= AIM =
Starting at the top of the listing, extract every line up to and including the one with "weeks_left = list(range(-73, 72, 2)) + [72]". Pictures stay out of the copy.

━━━━━━━━━━━━━━━━━━━━━━━━━━━━━━

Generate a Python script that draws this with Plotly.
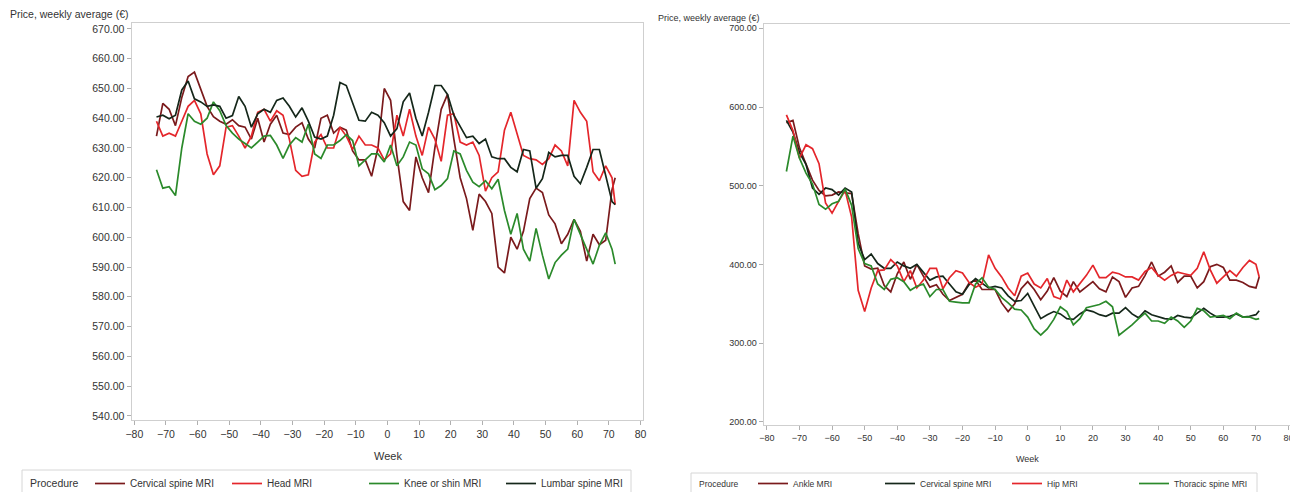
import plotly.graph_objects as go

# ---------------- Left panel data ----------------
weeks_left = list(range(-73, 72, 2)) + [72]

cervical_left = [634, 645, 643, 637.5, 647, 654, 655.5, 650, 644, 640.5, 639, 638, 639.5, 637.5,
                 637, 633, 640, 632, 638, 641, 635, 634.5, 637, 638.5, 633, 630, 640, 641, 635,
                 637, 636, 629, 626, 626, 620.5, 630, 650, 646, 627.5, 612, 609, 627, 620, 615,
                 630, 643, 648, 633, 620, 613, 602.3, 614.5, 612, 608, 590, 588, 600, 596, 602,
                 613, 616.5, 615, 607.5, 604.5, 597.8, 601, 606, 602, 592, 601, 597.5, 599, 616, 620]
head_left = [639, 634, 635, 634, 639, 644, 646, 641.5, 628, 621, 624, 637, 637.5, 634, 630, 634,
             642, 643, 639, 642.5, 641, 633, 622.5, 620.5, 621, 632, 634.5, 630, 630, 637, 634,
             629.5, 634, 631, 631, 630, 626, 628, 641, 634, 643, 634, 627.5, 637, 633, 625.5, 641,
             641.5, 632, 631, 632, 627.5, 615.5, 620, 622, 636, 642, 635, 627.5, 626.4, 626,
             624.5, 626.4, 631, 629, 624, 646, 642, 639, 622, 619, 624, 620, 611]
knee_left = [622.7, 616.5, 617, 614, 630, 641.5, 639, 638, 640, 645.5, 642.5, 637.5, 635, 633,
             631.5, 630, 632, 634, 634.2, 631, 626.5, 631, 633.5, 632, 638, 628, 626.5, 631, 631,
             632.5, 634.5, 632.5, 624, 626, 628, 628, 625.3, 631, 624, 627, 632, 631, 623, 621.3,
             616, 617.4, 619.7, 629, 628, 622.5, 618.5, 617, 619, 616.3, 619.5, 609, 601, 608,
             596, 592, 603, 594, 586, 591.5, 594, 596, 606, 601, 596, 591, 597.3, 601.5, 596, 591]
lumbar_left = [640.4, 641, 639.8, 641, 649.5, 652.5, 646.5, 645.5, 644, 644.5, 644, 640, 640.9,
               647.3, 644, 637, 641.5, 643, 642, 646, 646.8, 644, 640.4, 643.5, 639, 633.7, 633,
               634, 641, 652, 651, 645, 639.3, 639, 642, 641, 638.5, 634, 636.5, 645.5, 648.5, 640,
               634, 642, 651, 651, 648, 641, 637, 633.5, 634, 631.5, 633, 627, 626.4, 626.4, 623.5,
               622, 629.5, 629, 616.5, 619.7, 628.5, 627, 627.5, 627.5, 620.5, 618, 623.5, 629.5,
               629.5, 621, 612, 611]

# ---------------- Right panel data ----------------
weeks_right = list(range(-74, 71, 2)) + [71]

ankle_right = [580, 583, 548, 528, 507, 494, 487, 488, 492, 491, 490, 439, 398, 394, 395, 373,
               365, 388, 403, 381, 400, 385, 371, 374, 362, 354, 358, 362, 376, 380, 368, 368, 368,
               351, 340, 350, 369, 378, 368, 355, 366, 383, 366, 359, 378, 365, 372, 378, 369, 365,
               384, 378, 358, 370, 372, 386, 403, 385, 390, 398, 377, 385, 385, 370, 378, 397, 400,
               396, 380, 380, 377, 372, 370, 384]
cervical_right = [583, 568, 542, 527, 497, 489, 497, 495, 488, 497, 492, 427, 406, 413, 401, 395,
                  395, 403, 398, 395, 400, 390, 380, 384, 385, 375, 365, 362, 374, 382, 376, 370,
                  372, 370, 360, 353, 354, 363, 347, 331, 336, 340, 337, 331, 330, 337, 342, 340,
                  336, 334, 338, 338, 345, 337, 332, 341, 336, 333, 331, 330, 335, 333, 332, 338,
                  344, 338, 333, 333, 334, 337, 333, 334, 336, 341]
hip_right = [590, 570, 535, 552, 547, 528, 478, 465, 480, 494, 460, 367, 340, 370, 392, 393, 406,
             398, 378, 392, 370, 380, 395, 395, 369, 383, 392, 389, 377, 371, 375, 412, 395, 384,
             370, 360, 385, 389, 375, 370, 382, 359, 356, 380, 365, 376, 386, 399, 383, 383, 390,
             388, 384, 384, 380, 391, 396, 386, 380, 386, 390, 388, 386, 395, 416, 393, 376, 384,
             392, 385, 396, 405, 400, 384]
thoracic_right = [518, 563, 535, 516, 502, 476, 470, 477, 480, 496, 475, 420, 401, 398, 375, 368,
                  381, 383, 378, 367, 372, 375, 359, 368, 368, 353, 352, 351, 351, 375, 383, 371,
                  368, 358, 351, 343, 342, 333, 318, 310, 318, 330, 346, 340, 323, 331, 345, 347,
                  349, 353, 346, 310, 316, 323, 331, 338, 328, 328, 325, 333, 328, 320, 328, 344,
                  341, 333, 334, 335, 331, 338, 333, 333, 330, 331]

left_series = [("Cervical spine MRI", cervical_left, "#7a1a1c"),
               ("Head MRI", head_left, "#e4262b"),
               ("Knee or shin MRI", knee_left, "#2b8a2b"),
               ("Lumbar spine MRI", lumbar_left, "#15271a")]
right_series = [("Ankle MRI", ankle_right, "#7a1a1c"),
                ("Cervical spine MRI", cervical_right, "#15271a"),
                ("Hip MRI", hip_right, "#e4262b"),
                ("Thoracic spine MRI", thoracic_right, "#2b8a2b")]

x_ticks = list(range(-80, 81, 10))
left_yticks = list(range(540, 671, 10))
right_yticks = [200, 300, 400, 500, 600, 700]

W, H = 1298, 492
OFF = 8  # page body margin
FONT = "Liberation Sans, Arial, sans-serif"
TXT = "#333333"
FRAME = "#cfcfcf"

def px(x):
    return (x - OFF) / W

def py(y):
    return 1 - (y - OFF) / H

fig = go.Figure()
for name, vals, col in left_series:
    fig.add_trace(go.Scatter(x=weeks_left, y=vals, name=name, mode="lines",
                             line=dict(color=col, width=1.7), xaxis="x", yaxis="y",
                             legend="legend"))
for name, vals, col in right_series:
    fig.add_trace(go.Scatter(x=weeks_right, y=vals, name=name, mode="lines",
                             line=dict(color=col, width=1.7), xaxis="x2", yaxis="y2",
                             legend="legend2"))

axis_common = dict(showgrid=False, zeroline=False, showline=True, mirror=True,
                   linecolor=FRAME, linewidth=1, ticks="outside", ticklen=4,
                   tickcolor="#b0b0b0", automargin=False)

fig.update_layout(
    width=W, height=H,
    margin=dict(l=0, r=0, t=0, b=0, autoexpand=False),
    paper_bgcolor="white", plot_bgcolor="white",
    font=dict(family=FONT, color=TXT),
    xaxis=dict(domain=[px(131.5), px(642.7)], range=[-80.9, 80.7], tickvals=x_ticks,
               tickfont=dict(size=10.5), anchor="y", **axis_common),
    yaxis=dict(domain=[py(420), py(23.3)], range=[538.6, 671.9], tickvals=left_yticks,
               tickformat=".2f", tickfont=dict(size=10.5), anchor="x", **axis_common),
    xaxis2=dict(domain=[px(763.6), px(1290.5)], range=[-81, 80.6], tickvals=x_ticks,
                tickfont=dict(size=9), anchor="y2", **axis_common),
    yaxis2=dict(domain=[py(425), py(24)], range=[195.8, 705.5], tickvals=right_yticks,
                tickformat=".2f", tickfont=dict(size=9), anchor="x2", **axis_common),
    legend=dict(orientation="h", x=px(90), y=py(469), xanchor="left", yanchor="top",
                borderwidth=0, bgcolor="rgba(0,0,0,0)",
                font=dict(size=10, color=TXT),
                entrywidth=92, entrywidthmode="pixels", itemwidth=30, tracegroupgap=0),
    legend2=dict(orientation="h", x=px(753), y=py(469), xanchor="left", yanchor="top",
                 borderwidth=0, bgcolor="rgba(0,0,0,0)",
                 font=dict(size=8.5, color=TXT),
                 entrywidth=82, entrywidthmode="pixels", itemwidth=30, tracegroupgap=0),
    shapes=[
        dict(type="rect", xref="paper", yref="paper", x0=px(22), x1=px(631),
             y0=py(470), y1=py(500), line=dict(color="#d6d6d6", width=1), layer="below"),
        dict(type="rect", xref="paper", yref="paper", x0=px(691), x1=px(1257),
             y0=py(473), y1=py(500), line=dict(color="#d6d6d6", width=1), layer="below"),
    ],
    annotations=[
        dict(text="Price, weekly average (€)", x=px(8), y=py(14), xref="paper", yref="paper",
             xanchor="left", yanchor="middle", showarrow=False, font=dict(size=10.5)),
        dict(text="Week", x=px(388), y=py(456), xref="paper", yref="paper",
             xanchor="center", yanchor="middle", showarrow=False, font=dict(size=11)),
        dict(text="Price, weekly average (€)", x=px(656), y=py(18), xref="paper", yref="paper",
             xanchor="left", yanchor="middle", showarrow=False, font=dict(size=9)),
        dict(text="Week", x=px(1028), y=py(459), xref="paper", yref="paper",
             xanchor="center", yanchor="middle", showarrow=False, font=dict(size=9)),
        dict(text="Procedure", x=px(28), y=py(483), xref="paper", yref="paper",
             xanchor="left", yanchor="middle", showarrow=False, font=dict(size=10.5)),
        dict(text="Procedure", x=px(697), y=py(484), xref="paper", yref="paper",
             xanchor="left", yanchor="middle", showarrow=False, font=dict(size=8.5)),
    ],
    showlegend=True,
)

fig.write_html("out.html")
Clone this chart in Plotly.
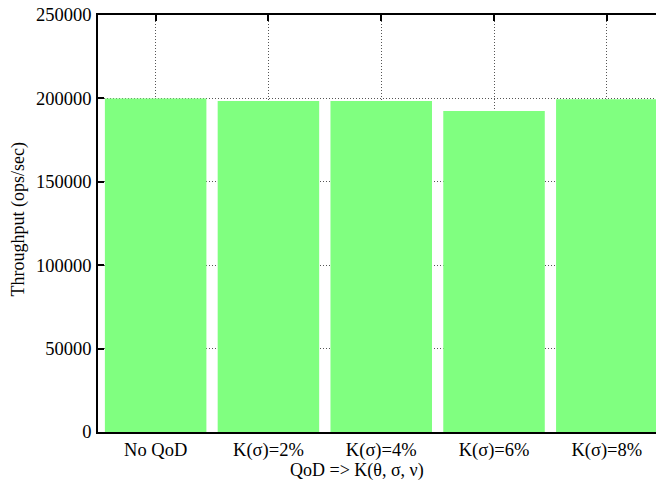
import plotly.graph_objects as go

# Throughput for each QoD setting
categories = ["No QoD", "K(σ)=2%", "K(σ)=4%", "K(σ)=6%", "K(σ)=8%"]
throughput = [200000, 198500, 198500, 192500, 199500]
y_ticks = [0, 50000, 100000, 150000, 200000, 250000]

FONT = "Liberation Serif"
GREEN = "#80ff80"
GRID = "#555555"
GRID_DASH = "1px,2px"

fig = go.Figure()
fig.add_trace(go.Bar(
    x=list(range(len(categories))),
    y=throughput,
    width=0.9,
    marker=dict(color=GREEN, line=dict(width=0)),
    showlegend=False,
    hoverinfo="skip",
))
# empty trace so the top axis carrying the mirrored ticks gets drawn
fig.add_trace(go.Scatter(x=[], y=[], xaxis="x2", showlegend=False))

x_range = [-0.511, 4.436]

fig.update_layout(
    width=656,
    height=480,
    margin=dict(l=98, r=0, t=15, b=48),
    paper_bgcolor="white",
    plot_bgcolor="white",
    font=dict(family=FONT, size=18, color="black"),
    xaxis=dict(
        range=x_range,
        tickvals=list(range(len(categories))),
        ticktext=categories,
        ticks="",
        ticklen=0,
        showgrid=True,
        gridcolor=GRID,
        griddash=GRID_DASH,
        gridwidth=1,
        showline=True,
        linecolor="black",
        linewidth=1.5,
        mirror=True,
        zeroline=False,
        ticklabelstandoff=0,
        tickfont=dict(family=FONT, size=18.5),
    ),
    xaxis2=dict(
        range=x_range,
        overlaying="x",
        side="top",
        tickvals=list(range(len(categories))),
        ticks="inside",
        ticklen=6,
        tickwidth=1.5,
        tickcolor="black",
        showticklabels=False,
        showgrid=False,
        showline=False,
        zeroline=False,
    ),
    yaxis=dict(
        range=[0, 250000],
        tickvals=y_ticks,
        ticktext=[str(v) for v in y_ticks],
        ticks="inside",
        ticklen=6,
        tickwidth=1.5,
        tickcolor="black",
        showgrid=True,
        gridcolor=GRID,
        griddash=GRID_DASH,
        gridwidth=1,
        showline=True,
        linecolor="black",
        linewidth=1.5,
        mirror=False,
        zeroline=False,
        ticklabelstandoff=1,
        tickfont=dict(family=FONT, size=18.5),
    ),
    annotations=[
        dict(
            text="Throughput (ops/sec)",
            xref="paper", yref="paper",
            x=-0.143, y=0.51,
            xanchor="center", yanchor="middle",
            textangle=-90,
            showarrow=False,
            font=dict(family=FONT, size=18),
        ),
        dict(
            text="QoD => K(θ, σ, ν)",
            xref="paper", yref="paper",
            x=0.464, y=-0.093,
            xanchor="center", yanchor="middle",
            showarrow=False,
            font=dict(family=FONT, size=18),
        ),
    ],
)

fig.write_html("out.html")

━━━━━━━━━━━━━━━━━━━━━━━━━━━━━━

= PROBLEM SOLUTION =
Generate a Python script that draws this with Plotly.
import plotly.graph_objects as go

# ---------------- Left panel data ----------------
weeks_left = list(range(-73, 72, 2)) + [72]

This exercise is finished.